A Lebanese information technology expert who was detained in Iran for four years on spurious charges says Iranian authorities offered him a $10,000 Persian rug as compensation for his wrongful imprisonment when he was released this week.
Recently freed Lebanese detainee Nizar Zakka told The National that Iran officially accused him of organising the Ukrainian revolution during a five-minute trial that took place a year after members of the Iranian Revolutionary Guard detained him in September 2015. "They said I organised the Ukrainian revolution and they were laughing," said the 53-year old, referring to the 2014 violent protests that led to the overthrow of the Ukrainian government.
“All the revolutions in the world, [the judge] said I was in charge of them. I told him that maybe he was looking at a different file. I am Nizar Zakka. I don’t know what I have to do with the Ukrainian revolution”.
He was sentenced to 10 years in prison and a $4.2 million (Dh15.4m) fine.
Though the Iranian media went on to describe him as a US spy, Mr Zakka, an internet freedom advocate, was not informed of this accusation at the time, he says.
Mr Zakka denies the charges, saying that he was used as a pawn in a power struggle between the IRGC, that did not want Iran to open up to the West, and the government, which hoped to attract international companies after signing a nuclear deal earlier in 2015.
“I represented technology, social media, and internet freedom,” said Mr Zakka, who moved to the US as a teenager and acquired permanent residency in 2013.
He was released Tuesday morning and flew straight to Beirut.
The Lebanese authorities, including president Michel Aoun, had asked Iran to free Mr Zakka as a gesture of good will.
“It was easy for Iran to do a favour for Lebanon. It doesn’t look weak,” said Mr Zakka, adding that “Iran needs to de-escalate” tensions with Saudi Arabia and the US in the region.

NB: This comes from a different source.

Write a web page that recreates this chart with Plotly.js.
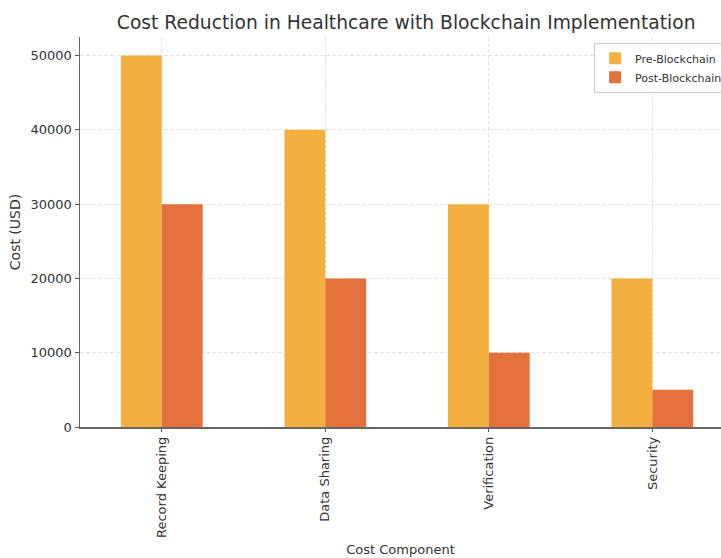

In September 2015, Mr Zakka was invited to give a talk at a conference in Tehran on women in sustainable development by Shahindokht Molaverdi, who then served as vice-president for women and family affairs.
Nearly a decade earlier, he had founded IJMA3, a Beirut-based information and communication technology organisation that aims to bridge the digital divide in the Arab world. “I used to work with international NGOs that got contracts with USAID and the State Department, but also with the World Bank and the European Union,” he said.
He would divide his time equally between travelling, Washington DC, and his home in Beirut, where he was born.
Mr Zakka had visited Tehran several times before on official visits, invited by state bodies such as the Iranian cyberspace council and the Telecom Ministry.
But this time, men in civilian clothes stopped his taxi as he was returning to the airport, forced him out of the car and brought to Evin prison.
“They blindfolded me. For over a month, I didn’t know where I was,” he recalled, sitting in a hotel room in Lebanon, surrounded by family and friends.
"First, they said they wanted to kill me because of Mina stampede," he said, in reference to the thousands of pilgrims crushed to death in Mecca during the same month as his arrest. Many of them were Iranian. "They gave me papers to write my will. They play with your mind."
Mr Zakka says that he was forced to sit in stress positions for hours.
“I couldn’t believe what was happening to me. I thought I was in a coma and that I would wake up soon,” he recalls.
Mr Zakka was held in solitary confinement for a year-and-a-half in the IRGC wing of Evin before being moved to an overcrowded cell shared with 50 other people, including several dual nationals and one other foreigner, US citizen Xiyue Wang.
Visibly tired and ill, Mr Zakka said that he felt driven by the promise he made his co-detainees to campaign for their release.
“They were very difficult times. You hope to die. You hope that the next morning you will not wake up.”
Mr Zakka suffers from health problems partly due to six hunger strikes he undertook while in detention, the longest of which lasted 33 days.
“I felt abandoned by everyone,” he said, his voice breaking. “It’s only when the US congress started passing resolutions and bills that included my name [in 2017] that I felt the world had not completely forgotten about me.”
In September last year, Mrs Molaverdi, now a presidential advisor, acknowledged that the Iranian government had “failed” Mr Zakka and that his arrest harmed the image of her country.
Mr Zakka said Iranian authorities lavished gifts on him in an effort to apologise.
“They brought me to a carpet shop and told me to choose. They kept asking, please pick the best one, we want to show our apology,” he said. The one he chose was worth $10 000, he was told.
The framed carpet, as well as a delicate porcelain teacup and a painting of a traditional Middle East street scene all made it to Mr Zakka’s hotel room in Lebanon. He says he will keep them.
“They took me to the presidential pavilion at the airport when they said good-bye,” he said. “It was just to look good for the media.”
Asked what his plans were now that he was free, Mr Zakka shrugged. “It’s too early for that. When I wake up at night, I still can’t believe I’m not in Evin.”